2008-2 was a viable if somewhat conservative and bureaucratic proposal. It became lengthy and complex because of good-faith efforts to respond to the dialogue on this list. I never believed that its complexity was crippling and always believed that however far it was from my own preferences, it was much better than doing nothing. The people who opposed it were simply being rigid and clinging to the good old days of a pre-scarcity address space. IMHO they are the ones responsible for the current issue.
And, I might add the serious resistance by the community to any form of for-fee transfer policy.
I love this word "the community." For those of us who understand grammar, the presence of the definite article is striking. It suggests homogeneity where there obviously is none. As I recall there are about a dozen vocal opponents to the idea of transfer markets, and an equal number of vocal supporters. And when ARIN conducted a survey they found that the majority actually favored the idea. But the vocal minority succeeded in blocking the idea. Hooray for consensus.
So a policy that seemed to be OK with them (since there was little overall resistance to it) was proposed...2008-6. Its (if I do say so myself) careful crafting was all about drawing the greatest consensus through protections, explicit rationale and simplicity barely passed the ACs assessment of consensus...this was helped by the explicit and outspoken encouragement (LA meeting) by ARIN counsel.
I never understood 2008-6. As far as I could see it was an attempt to permit transfers while assuring everyone that everything was the same and nothing was changing. Another interpretation is that you can't rely on "consensus" among a "community" when dealing with basic economic distributional conflicts and fundamental differences in ideology. The Board - probably wisely - realized that action had to be taken, and took action.

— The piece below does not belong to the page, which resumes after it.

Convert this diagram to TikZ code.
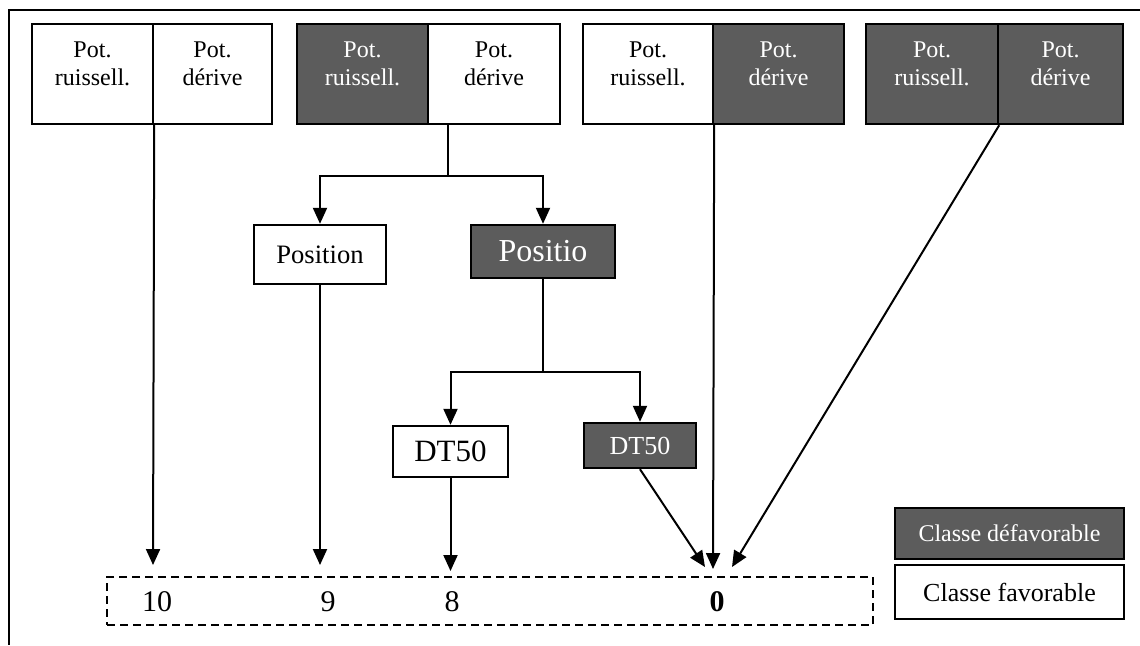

Seriously, put aside differences about the substantive policy and ask yourself a fundamental question about consensus policy making. Perhaps it will help to put it in a different context. Suppose that The Fed's response to the financial crisis relied on "consensus" decision making and you had roughly half "the community" warning that the entire economy was headed for catastrophe unless we did X and the other half saying that we face a catastrophe if we don't do Y. If there is no "consensus" then the only option is to do nothing - which both sides think is not a viable option. What then?